Once you get started, your biggest challenge might just be where to put everything. Finding room to build can be challenging, especially when you’re using multiple sets. When you build on the dining table, for example, you might find that your project took longer than you expected and your dinner guests end up having to eat around your Moose Coaster layout.

Can you still claim it’s a “centrepiece” when it takes up half the table?

Building outside is one option that presents its own challenges. Wind can make your layout work just fine one moment and not at all the next. Also, heat and cold affect speeds in different ways. One word of caution: if you’re building in cold weather, leave the rails inside at room temperature until you’re ready to snap them on. When temps are near or below freezing, the rails lose much of their flexibility, making it nearly impossible to snap them onto turns or steep hills. Even with those challenges, building outside can give you a lot more space for some really massive layouts.

This was built with nine Cyclone sets plus some other bricks and two motors. It’s 12 feet long and 3 feet wide.

That’s the basics - for more detailed tips on various aspects of your layout, have a look at the other articles in this section. I highly suggest starting out by building the layout that’s included with your set, going step-by-step with the instructions. You’ll learn a lot that way. Once you’ve done that, tear it all down and build one of your own designs. There is one pitfall you’ll surely encounter, though, and the last tip in this section is one way around it.

When you build a layout, you’ll have to cut the rails to fit. This means that your rails will get shorter and shorter with every build, and at some point, you’re going to run across a scenario when the rail you have is shorter than the rail you need.

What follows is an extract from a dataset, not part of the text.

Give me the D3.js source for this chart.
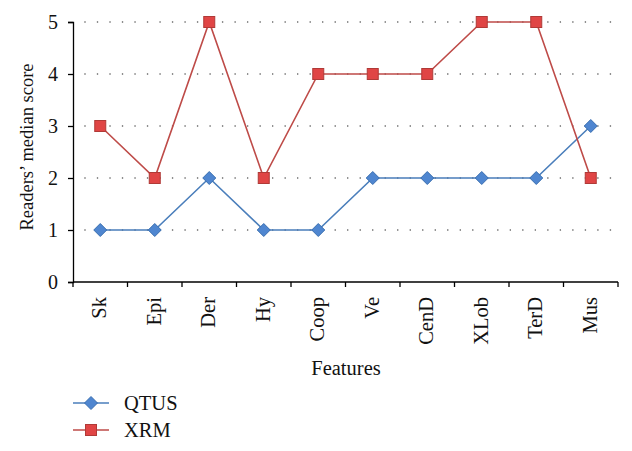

Of course, if you’ve got multiple sets, you’ve likely got a few extra rail connector pins and you can just fill the gap with a short piece leftover from a previous cut. But if you’ve already used your pins, or you’ve lost one, there’s another way you can splice two ends together. It works best on a lift hill section or other straight section of track (rather than a curve).

First, take a couple of the 2X6 plates and put them side-by-side. Snap a cross tie mount on each end of the pair so that the rail’s end lies between them. Now add three or more cross ties, making sure the centre one straddles the end of the rail.

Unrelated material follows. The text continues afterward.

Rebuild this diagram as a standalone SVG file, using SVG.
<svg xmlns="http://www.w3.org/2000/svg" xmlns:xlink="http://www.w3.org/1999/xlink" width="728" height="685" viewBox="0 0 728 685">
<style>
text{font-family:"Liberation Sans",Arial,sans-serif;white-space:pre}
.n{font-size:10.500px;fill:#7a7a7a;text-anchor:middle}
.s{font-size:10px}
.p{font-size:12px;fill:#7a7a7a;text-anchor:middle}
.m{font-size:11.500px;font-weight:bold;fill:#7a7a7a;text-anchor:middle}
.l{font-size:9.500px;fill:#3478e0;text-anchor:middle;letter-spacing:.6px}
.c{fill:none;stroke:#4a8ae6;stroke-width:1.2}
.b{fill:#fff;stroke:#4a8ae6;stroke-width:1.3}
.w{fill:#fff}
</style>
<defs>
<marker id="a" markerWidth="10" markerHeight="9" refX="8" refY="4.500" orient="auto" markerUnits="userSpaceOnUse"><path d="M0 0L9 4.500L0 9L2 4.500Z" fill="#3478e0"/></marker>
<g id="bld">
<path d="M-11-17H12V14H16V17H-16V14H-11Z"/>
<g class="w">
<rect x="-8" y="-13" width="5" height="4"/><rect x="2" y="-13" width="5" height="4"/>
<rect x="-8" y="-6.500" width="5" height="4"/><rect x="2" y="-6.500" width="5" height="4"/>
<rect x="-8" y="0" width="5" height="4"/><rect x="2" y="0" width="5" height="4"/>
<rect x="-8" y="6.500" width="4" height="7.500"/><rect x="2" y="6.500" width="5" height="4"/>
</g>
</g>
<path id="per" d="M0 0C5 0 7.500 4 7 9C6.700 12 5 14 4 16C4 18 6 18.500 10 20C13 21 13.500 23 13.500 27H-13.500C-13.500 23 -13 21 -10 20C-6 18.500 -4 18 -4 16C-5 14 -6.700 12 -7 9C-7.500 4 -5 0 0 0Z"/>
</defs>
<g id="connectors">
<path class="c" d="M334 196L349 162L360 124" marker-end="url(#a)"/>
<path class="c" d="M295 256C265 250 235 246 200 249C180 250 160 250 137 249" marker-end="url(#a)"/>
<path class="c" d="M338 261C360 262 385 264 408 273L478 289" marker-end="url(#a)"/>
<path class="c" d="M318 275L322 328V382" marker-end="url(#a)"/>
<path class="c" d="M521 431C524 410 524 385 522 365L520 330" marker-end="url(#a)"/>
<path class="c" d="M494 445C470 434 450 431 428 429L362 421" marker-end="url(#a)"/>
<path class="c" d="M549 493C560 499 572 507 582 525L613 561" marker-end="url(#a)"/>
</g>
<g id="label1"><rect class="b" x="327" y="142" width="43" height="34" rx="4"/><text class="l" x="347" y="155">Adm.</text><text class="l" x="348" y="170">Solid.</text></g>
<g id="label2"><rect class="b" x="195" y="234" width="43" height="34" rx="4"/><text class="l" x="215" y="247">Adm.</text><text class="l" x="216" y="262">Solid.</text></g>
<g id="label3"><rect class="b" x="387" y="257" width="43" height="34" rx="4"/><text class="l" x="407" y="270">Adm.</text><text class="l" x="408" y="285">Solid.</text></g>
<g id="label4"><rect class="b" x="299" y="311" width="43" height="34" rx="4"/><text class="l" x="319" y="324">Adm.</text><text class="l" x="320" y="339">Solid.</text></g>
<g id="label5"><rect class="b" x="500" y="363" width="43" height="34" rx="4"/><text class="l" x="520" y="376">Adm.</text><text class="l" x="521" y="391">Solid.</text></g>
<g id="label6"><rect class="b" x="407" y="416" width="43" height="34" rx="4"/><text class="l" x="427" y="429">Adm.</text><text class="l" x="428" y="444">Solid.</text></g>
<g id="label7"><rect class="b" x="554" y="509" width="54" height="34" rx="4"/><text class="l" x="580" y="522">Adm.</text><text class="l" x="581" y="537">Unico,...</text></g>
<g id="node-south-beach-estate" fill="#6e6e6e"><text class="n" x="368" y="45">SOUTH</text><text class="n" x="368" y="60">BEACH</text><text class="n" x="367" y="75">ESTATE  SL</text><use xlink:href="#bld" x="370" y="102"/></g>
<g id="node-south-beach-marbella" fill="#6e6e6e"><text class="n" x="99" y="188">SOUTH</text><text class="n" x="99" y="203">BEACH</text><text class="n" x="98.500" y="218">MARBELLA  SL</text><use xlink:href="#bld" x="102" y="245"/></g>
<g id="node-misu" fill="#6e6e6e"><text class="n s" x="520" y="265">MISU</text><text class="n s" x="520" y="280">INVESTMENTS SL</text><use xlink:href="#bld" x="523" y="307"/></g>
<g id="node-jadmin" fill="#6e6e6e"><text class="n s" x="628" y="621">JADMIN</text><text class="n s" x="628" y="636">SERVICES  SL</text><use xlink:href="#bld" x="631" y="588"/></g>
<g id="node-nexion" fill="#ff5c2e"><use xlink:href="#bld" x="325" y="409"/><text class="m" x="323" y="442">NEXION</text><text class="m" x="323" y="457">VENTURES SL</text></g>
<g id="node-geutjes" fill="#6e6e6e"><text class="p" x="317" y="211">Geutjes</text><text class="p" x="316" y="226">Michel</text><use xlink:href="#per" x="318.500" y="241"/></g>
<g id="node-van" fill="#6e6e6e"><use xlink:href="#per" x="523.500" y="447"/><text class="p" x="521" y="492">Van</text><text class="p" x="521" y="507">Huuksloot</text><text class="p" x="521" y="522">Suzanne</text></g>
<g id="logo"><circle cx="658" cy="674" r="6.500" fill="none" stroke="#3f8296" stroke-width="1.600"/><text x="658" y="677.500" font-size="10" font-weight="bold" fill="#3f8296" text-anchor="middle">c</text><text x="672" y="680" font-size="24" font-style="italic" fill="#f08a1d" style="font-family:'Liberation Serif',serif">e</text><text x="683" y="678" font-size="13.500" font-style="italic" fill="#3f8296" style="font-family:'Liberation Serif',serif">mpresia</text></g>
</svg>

Now snap in the rail you want to connect, keeping the cross ties as close together as possible.

Add a few more cross ties if you have room, building in more stability to the section and reducing the chance that the ends will separate.

It’s not as good as using a rail connector pin, but it’s close.

Perhaps CDX might someday offer an extra-wide cross tie that would make rail connections super-easy (and such a piece would be harder to lose than those tiny little pins). Maybe it could be possible to make one with a 3D printer. Until then, this solution works fairly well.